I had to overcome this many times throughout life too. I'm naturally introverted and shy, but have had to get past it again and again and again. Finally in my 40's, I'm much more fearless and secure. They say we "come into ourselves" as we age, and for me it's true. I guess forcing it so many times finally made me realize it's not scary. If I had the power and security in my 20s that I do now, my life would have taken a much bolder course-but hey, never too late I guess.

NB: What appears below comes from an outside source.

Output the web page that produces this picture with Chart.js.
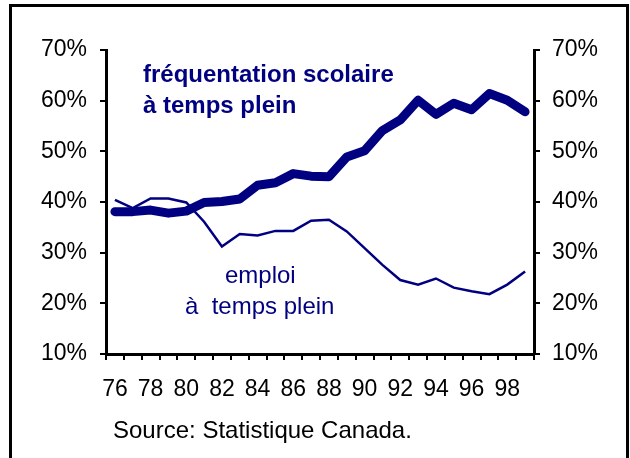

Some of the most valuable pieces of advice I got about it may sound harsh, but I find a lot of truth in them. One teacher told me, "shyness is selfishness". Of course that is outrageous, many people are naturally shy and they are not selfish, but the point is, when you don't reach out, you don't give others the opportunity to feel good, and you don't show your interest in them. Think of how wonderful you feel when someone nice approaches you, smiles, and asks you how you're doing and who you are. Then an interesting talk ensues, you've made a connection with another human, and you walk away feeling great. It's not fair for you to never do that for people. And another great saying is, "It's not about you". Often, we're so worried about how others will perceive us, we want to hide. But no one cares. Everyone is thinking about themselves, and noticing the people who are either really outgoing and showy, or really mean, or even just nice and interactive. They're literally not noticing the people slipping quietly by in the background, and it's no one else's job to come scout you out. If you want friends, you have to make a move. You don't have to perform or be impressive, just smile and make eye contact on the way through the office each trip to the water cooler. Use the line, "hi, I'm ____who are you?" with a smile. It's that simple. Strike up a little chit chat. Don't overdo it. But you can feel awkward and shut out for MONTHS in a new job OR you can start asking people questions (easy to do when you're new), ask about themselves, and show you are open and nice. Don't be fearful that suddenly you'll have to do all kinds of after work stuff or anything, just be friendly at work. Participate. It's hard, but you can do it.
Make a hit list of the people in your office you WILL initiate a conversation with. Cross off two per week. Approach, ask question, whatever. And walk around slowly and confidently making eye contact, smile, and say "hi" when you pass. Don't race around with your head down doing the "busy" walk all the time. If there's a way to join people at lunch, do it.